* [Given exercise]
The listing below begins with the first line you should copy; stop after the line containing "XL, YL = (-CX, W - CX), (-(H - CY), CY)", and drop every picture.

########################################

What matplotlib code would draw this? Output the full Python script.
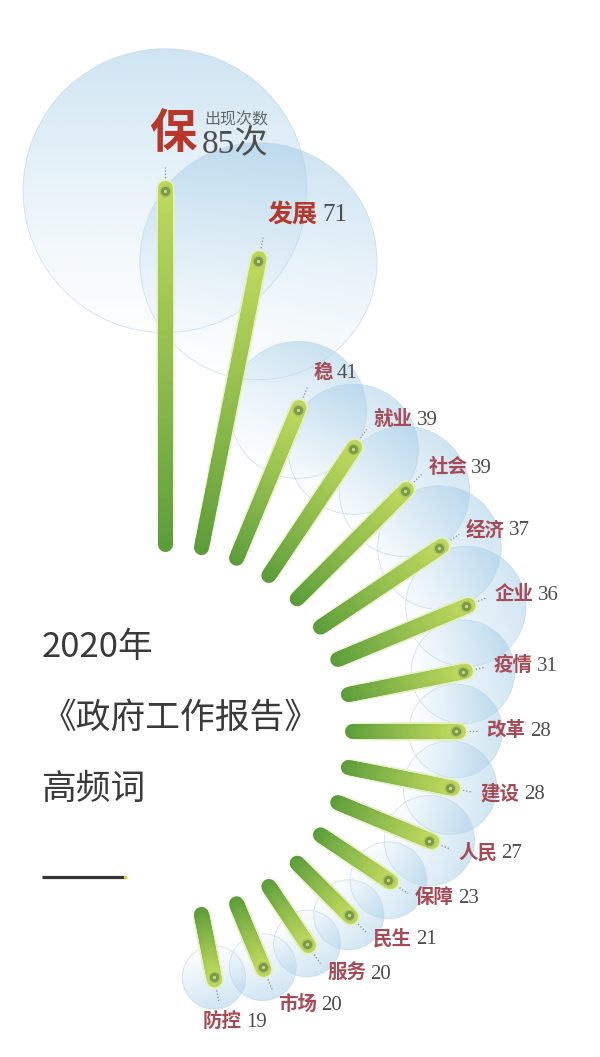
import numpy as np
import matplotlib
matplotlib.use("Agg")
import matplotlib.pyplot as plt
from matplotlib.collections import LineCollection
from matplotlib.patches import Circle
from matplotlib.colors import to_rgb

# ---------------- data ----------------
words = ["保", "发展", "稳", "就业", "社会", "经济", "企业", "疫情",
         "改革", "建设", "人民", "保障", "民生", "服务", "市场", "防控"]
counts = [85, 71, 41, 39, 39, 37, 36, 31, 28, 28, 27, 23, 21, 20, 20, 19]
title_lines = ["2020年", "《政府工作报告》", "高频词"]
top_note = "出现次数"
unit = "次"

CJK = ["Noto Sans CJK SC", "DejaVu Sans"]
SERIF = ["Liberation Serif", "Noto Sans CJK SC", "DejaVu Serif"]

W, H = 600, 1057
fig = plt.figure(figsize=(W / 100, H / 100), dpi=100)
ax = fig.add_axes([0, 0, 1, 1])
ax.set_axis_off()
# data units = pixels, origin at the fan centre
CX, CY = 165, 731
XL, YL = (-CX, W - CX), (-(H - CY), CY)

n = len(words)
step = 180.0 / n
angles = np.deg2rad(90 - step * np.arange(n))
vals = np.array(counts, dtype=float)
R_IN = 187.0
R_BASE, K = 168.0, 4.38
dot_r = R_BASE + K * vals
bubble_r = 1.67 * vals

ux, uy = np.cos(angles), np.sin(angles)
dx, dy = dot_r * ux, dot_r * uy

# ---------------- bubbles ----------------
blue = np.array(to_rgb("#8fc2e2"))
for i in range(n):
    R = bubble_r[i]
    g = np.linspace(-1, 1, 120)
    X, Y = np.meshgrid(g, g)
    t = X * ux[i] + Y * uy[i]
    a = 0.03 + 0.40 * ((t + 1) / 2) ** 1.3
    img = np.zeros((120, 120, 4))
    img[..., :3] = blue
    img[..., 3] = a
    clip = Circle((dx[i], dy[i]), R, transform=ax.transData, facecolor="none", edgecolor="none")
    ax.add_patch(clip)
    im = ax.imshow(img, extent=[dx[i] - R, dx[i] + R, dy[i] - R, dy[i] + R],
                   origin="lower", interpolation="bilinear", zorder=1 + i * 0.01)
    im.set_clip_path(clip)
    ax.add_patch(Circle((dx[i], dy[i]), R, facecolor="none",
                        edgecolor=(0.74, 0.84, 0.91), lw=0.6, alpha=0.7, zorder=1.2 + i * 0.01))

# ---------------- bars ----------------
c_in = np.array(to_rgb("#5a9c3a"))
c_out = np.array(to_rgb("#bcd75c"))
glow = np.array(to_rgb("#e6f0c0"))
px2pt = 72 / 100
for i in range(n):
    r0, r1 = R_IN, dot_r[i] + 2.5
    m = 40
    rr = np.linspace(r0, r1, m + 1)
    segs = [[(rr[k] * ux[i], rr[k] * uy[i]), (rr[k + 1] * ux[i], rr[k + 1] * uy[i])] for k in range(m)]
    fr = np.linspace(0, 1, m)[:, None]
    gcols = np.hstack([np.repeat(glow[None, :], m, 0), 0.15 + 0.85 * fr])
    ax.add_collection(LineCollection(segs, colors=gcols, linewidths=18.5 * px2pt,
                                     capstyle="round", zorder=3))
    cols = c_in * (1 - fr ** 0.9) + c_out * fr ** 0.9
    ax.add_collection(LineCollection(segs, colors=cols, linewidths=15 * px2pt,
                                     capstyle="round", zorder=3.2))

# dots on bar tips
ax.scatter(dx, dy, s=(10.5 * px2pt) ** 2, c="#7c9a44", edgecolors="#a9c466", linewidths=1.0, zorder=4)
ax.scatter(dx, dy, s=(3.2 * px2pt) ** 2, c="#c9dc8e", linewidths=0, zorder=4.1)

# ---------------- labels ----------------
word_red = "#b8372b"
word_rose = "#a84a55"
num_grey = "#4d4d4d"
for i in range(n):
    deg = np.rad2deg(angles[i])
    if i == 0:
        d = 57
    elif i == 1:
        d = 48
    else:
        d = 31 + 0.004 * (abs(deg) - 20) ** 2 if abs(deg) > 20 else 31
    # dotted leader
    l0, l1 = dot_r[i] + 10, dot_r[i] + min(d - 8, 24)
    ax.plot([l0 * ux[i], l1 * ux[i]], [l0 * uy[i], l1 * uy[i]], color="#8a8a8a",
            lw=0.9, ls=(0, (1, 1.6)), zorder=2.5)
    lx, ly = dx[i] + d * ux[i], dy[i] + d * uy[i]
    if i == 0:
        t = ax.text(dx[i] - 16, ly, words[i], family=CJK, fontweight="bold", fontsize=34,
                    color=word_red, ha="left", va="center", zorder=5)
        ax.annotate(top_note, xy=(1, 0.78), xycoords=t, xytext=(6, 0), textcoords="offset points",
                    family=CJK, fontsize=11.5, color="#666666", ha="left", va="center", zorder=5)
        ax.annotate(f"{counts[i]}{unit}", xy=(1, 0.28), xycoords=t, xytext=(4, 0),
                    textcoords="offset points", family=SERIF, fontsize=24, color=num_grey,
                    ha="left", va="center", zorder=5)
        continue
    if deg < -75:
        lx -= 20
    big = i == 1
    t = ax.text(lx, ly, words[i], family=CJK, fontweight="bold", fontsize=18 if big else 14,
                color=word_red if big else word_rose, ha="left", va="center", zorder=5)
    ax.annotate(str(counts[i]), xy=(1, 0.45), xycoords=t, xytext=(3, 0), textcoords="offset points",
                family=SERIF, fontsize=18 if big else 15, color=num_grey,
                ha="left", va="center", zorder=5)

# ---------------- title ----------------
title_y = [648, 718, 790]
for s, y in zip(title_lines, title_y):
    ax.text(42 - CX, CY - y, s, family=CJK, fontweight="light", fontsize=25, color="#3a3a3a",
            ha="left", va="center", zorder=5)
ax.plot([42 - CX, 124 - CX], [CY - 877, CY - 877], color="#333333", lw=2.3, solid_capstyle="butt", zorder=5)
ax.plot([125 - CX], [CY - 877], marker="o", ms=2.6, color="#f2c230", mec="none", zorder=5)

ax.set_xlim(*XL)
ax.set_ylim(*YL)
ax.set_aspect("auto")
fig.savefig("out.png", dpi=100, facecolor="white")
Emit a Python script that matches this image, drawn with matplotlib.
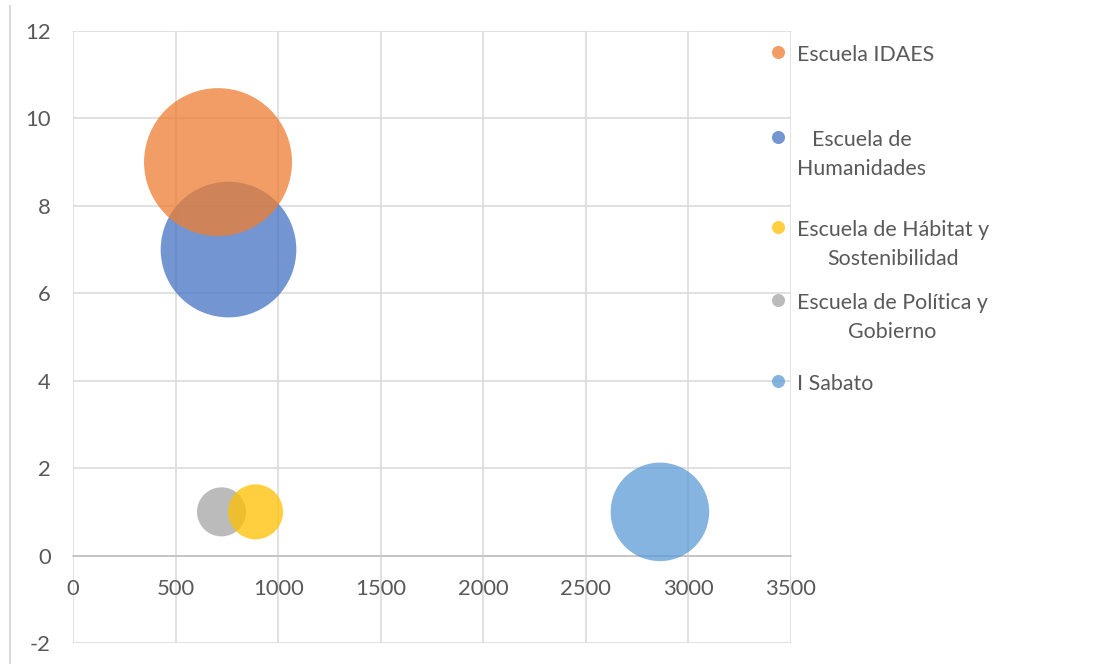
import matplotlib
matplotlib.use("Agg")
import matplotlib.pyplot as plt
from matplotlib.lines import Line2D

plt.rcParams['font.family'] = ['Lato', 'DejaVu Sans']
plt.rcParams['axes.unicode_minus'] = False

# ---- data ----
series = ["Escuela IDAES", "Escuela de\nHumanidades", "Escuela de Hábitat y\nSostenibilidad",
          "Escuela de Política y\nGobierno", "I Sabato"]
x_vals = [707, 758, 890, 724, 2861]
y_vals = [9, 7, 1, 1, 1]
bubble_sizes = [100, 84, 13.8, 11, 44.3]
colors = ["#ED7D31", "#4472C4", "#FFC000", "#A5A5A5", "#5B9BD5"]
x_ticks = [0, 500, 1000, 1500, 2000, 2500, 3000, 3500]
y_ticks = [-2, 0, 2, 4, 6, 8, 10, 12]

W, H = 1118, 667
fig = plt.figure(figsize=(W / 100, H / 100), dpi=100)
ax = fig.add_axes([73 / W, 1 - 643 / H, (791 - 73) / W, (643 - 31) / H])

grid_c = "#D9D9D9"
text_c = "#595959"
scale = 113.55

# draw in reverse series order (later series underneath)
for i in reversed(range(len(series))):
    ax.scatter([x_vals[i]], [y_vals[i]], s=bubble_sizes[i] * scale, color=colors[i],
               alpha=0.75, edgecolors='none', zorder=3)

ax.set_xlim(0, 3500)
ax.set_ylim(-2, 12)
ax.set_xticks(x_ticks)
ax.set_yticks(y_ticks)
ax.grid(True, color=grid_c, linewidth=1.1, zorder=0)
ax.set_axisbelow(True)
for sp in ['top', 'right', 'left']:
    ax.spines[sp].set_visible(False)
ax.spines['bottom'].set_position(('data', 0))
ax.spines['bottom'].set_color("#BFBFBF")
ax.spines['bottom'].set_linewidth(1.1)
ax.tick_params(axis='both', length=0, labelsize=15.8, labelcolor=text_c)
ax.tick_params(axis='x', pad=17)
ax.tick_params(axis='y', pad=16)

# manual legend (Excel-like, right side)
marker_y = [52, 137, 227, 300, 381]
for lab, c, my in zip(series, colors, marker_y):
    fig.lines.append(Line2D([778 / W], [1 - my / H], transform=fig.transFigure,
                            marker='o', markersize=9.4, color=c, alpha=0.75,
                            markeredgewidth=0, linestyle='none'))
    fig.text(797 / W, 1 - (my - 7) / H, lab, ha='left', va='top',
             multialignment='center', fontsize=15.4, color=text_c, linespacing=1.55)

# outer chart border fragment on the left
fig.lines.append(Line2D([10 / W, 10 / W], [1 - 6 / H, 1 - 663 / H], transform=fig.transFigure,
                        color=grid_c, linewidth=1.5))

fig.savefig("out.png", dpi=100)
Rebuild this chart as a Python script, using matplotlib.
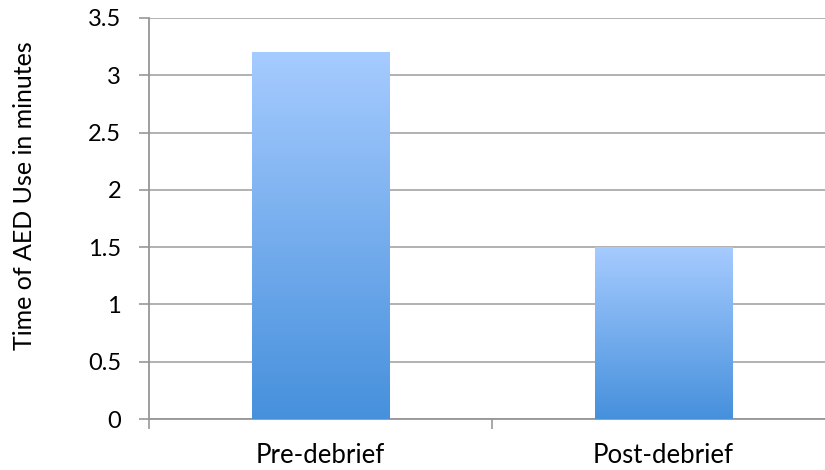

########################################

* [Written solution]
What matplotlib code would draw this? Output the full Python script.
import numpy as np
import matplotlib
matplotlib.use("Agg")
import matplotlib.pyplot as plt
from matplotlib.collections import LineCollection
from matplotlib.patches import Circle
from matplotlib.colors import to_rgb

# ---------------- data ----------------
words = ["保", "发展", "稳", "就业", "社会", "经济", "企业", "疫情",
         "改革", "建设", "人民", "保障", "民生", "服务", "市场", "防控"]
counts = [85, 71, 41, 39, 39, 37, 36, 31, 28, 28, 27, 23, 21, 20, 20, 19]
title_lines = ["2020年", "《政府工作报告》", "高频词"]
top_note = "出现次数"
unit = "次"

CJK = ["Noto Sans CJK SC", "DejaVu Sans"]
SERIF = ["Liberation Serif", "Noto Sans CJK SC", "DejaVu Serif"]

W, H = 600, 1057
fig = plt.figure(figsize=(W / 100, H / 100), dpi=100)
ax = fig.add_axes([0, 0, 1, 1])
ax.set_axis_off()
# data units = pixels, origin at the fan centre
CX, CY = 165, 731
XL, YL = (-CX, W - CX), (-(H - CY), CY)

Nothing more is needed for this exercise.